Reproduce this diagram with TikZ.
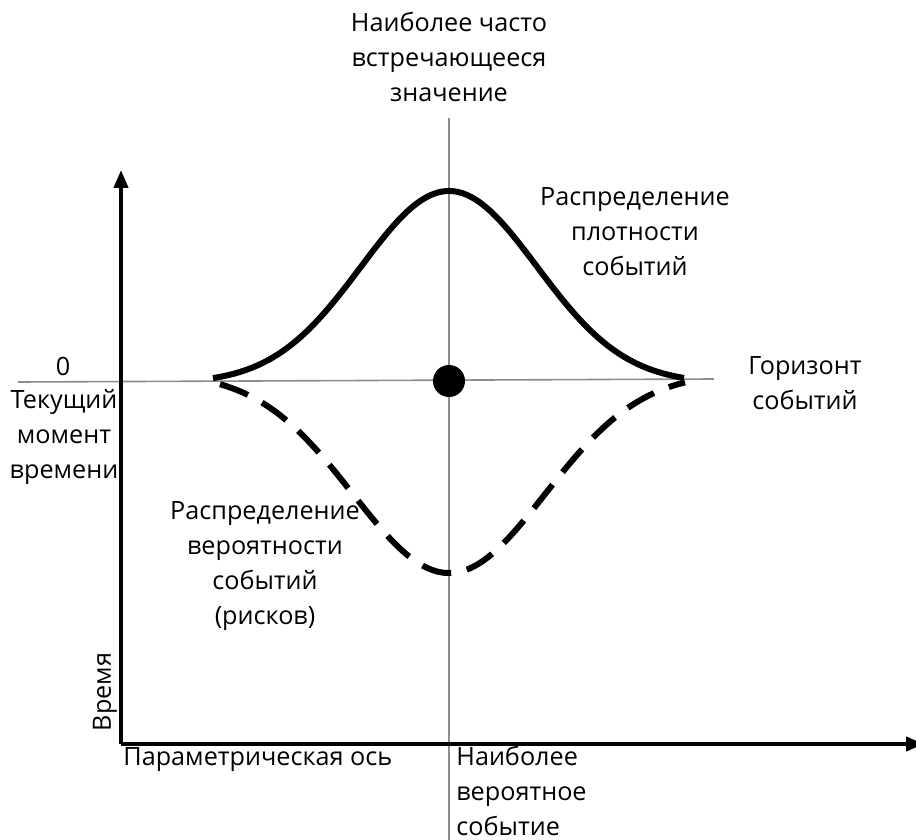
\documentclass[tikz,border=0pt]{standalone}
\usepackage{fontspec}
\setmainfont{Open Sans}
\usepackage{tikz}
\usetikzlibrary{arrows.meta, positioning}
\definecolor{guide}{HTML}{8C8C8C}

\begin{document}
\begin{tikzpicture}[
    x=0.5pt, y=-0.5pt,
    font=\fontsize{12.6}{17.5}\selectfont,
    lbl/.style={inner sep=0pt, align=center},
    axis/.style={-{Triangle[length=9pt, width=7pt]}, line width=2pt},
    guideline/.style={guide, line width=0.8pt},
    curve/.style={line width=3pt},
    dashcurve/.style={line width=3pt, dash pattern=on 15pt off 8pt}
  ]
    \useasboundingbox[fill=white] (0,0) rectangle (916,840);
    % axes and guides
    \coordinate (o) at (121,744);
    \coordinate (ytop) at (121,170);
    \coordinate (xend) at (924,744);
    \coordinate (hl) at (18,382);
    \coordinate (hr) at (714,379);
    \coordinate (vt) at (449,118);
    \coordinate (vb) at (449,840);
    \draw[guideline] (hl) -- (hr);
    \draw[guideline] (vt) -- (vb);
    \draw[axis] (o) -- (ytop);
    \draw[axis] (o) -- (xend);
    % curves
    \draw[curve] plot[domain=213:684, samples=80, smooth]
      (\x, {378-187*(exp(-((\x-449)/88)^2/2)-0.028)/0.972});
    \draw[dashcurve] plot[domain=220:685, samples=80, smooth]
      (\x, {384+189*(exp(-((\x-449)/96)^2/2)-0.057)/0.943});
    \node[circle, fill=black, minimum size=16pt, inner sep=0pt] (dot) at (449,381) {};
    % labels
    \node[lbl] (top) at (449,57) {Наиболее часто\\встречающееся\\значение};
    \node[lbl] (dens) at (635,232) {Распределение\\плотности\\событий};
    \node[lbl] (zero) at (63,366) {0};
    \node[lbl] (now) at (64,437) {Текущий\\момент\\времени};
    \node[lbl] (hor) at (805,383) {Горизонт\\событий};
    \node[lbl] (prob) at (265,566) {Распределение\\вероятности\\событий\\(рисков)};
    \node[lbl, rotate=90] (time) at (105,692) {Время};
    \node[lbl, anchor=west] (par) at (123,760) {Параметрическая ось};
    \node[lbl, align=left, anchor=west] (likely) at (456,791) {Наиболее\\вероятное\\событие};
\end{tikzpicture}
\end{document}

[Do this]:
Using the data above, write out every line exactly, leaving the images behind.

[Complete response]:
Reproduce this diagram with TikZ.
\documentclass[tikz,border=0pt]{standalone}
\usepackage{fontspec}
\setmainfont{Open Sans}
\usepackage{tikz}
\usetikzlibrary{arrows.meta, positioning}
\definecolor{guide}{HTML}{8C8C8C}

\begin{document}
\begin{tikzpicture}[
    x=0.5pt, y=-0.5pt,
    font=\fontsize{12.6}{17.5}\selectfont,
    lbl/.style={inner sep=0pt, align=center},
    axis/.style={-{Triangle[length=9pt, width=7pt]}, line width=2pt},
    guideline/.style={guide, line width=0.8pt},
    curve/.style={line width=3pt},
    dashcurve/.style={line width=3pt, dash pattern=on 15pt off 8pt}
  ]
    \useasboundingbox[fill=white] (0,0) rectangle (916,840);
    % axes and guides
    \coordinate (o) at (121,744);
    \coordinate (ytop) at (121,170);
    \coordinate (xend) at (924,744);
    \coordinate (hl) at (18,382);
    \coordinate (hr) at (714,379);
    \coordinate (vt) at (449,118);
    \coordinate (vb) at (449,840);
    \draw[guideline] (hl) -- (hr);
    \draw[guideline] (vt) -- (vb);
    \draw[axis] (o) -- (ytop);
    \draw[axis] (o) -- (xend);
    % curves
    \draw[curve] plot[domain=213:684, samples=80, smooth]
      (\x, {378-187*(exp(-((\x-449)/88)^2/2)-0.028)/0.972});
    \draw[dashcurve] plot[domain=220:685, samples=80, smooth]
      (\x, {384+189*(exp(-((\x-449)/96)^2/2)-0.057)/0.943});
    \node[circle, fill=black, minimum size=16pt, inner sep=0pt] (dot) at (449,381) {};
    % labels
    \node[lbl] (top) at (449,57) {Наиболее часто\\встречающееся\\значение};
    \node[lbl] (dens) at (635,232) {Распределение\\плотности\\событий};
    \node[lbl] (zero) at (63,366) {0};
    \node[lbl] (now) at (64,437) {Текущий\\момент\\времени};
    \node[lbl] (hor) at (805,383) {Горизонт\\событий};
    \node[lbl] (prob) at (265,566) {Распределение\\вероятности\\событий\\(рисков)};
    \node[lbl, rotate=90] (time) at (105,692) {Время};
    \node[lbl, anchor=west] (par) at (123,760) {Параметрическая ось};
    \node[lbl, align=left, anchor=west] (likely) at (456,791) {Наиболее\\вероятное\\событие};
\end{tikzpicture}
\end{document}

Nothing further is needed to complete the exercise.